Along with exceptional advancements such as HB-BFT, Independent Validators and the Community can help expand availability and increase network reach to the conventional economy. Everyone has access to tools such as this forum and public network statistics:
https://core-netstat.poa.network/

Validators monitor their own nodes, and hopefully all nodes in the network. Along with email contact information, Validators can communicate via internal channels, and many also choose to notify others via text, SMS and mobile phone in times of emergency, outage, and soft and hard for network upgrades.

As Network adoption increases, it becomes easier to maintain network up-time in that higher load demands more and improved network nodes, typically in advance of demand. As community membership increases, many of the new products and services (typically Distributed Applications, or DApps) monitor their own systems to make sure their dedicated community has a solid experience. Gaming companies like Everdragons - https://everdragons.com - monitor the overall POA Network and can deploy dedicated network infrastructure for their own increased demand as they deem necessary.

Many of these DevTeams work with the POA Foundation developers, community members and Independent Validators to the benefit of all. As a Public Blockchain, POA Network is free for anyone to deploy to with network fees (Gas) so small as to be fractions of conventional systems. Great DevTeams deploy their own independent support and monitoring systems which by default support and improve POA Network. Everyone wins.

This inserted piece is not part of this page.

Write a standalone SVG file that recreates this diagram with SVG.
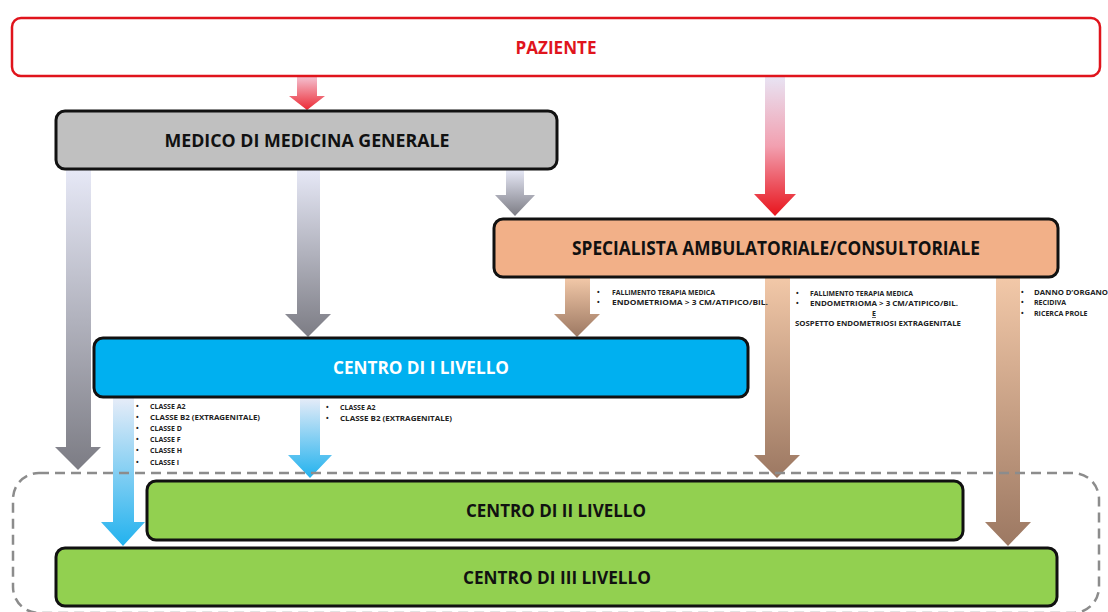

We as Independent POA Validators should do our best to encourage network adoption in commercial, academic, industrial; all economic sectors. Doing so strengthens our blockchain, reduces costs and improves the system for everyone.

Jim O’Regan
January 22, 2019


#7

Well done. Thank you for sharing this.


#8

Jeff,

Love the idea of the buddy system personally. In order to push the concept forward, I think we would need to address one of the critical dissenting opinions to the concept. I believe concern was raised that pairing up validators could be seen as validators being affiliated with each other.

In my opinion, I don’t believe this is a significant issue, but it could be beneficial if the proposed system addresses this point. I have two ideas that may address the concern:

  1. Random selection. This would remove the risk that buddies choose each other for the purpose of being affiliated with one another.
  2. Rotations. Define a set period of time when two or more validators are buddies then rotate them out and randomly select again once the period ends.

These are just (slightly sleep deprived) ideas though, and I am completely open to thoughts and suggestions.


#9

I also like buddy system. I think the random selection, and maybe have like 3 or 4 buddies. As long as rotations are at least 1 year apart (even longer hopefully) so it’s not a mess keeping track who you currently are responsible for then I’d support this.


#10

Sounds reasonable. This way, we are responsible to help ourselves and our peers, and by doing so, we will hopefully have support ourselves when it may be needed most.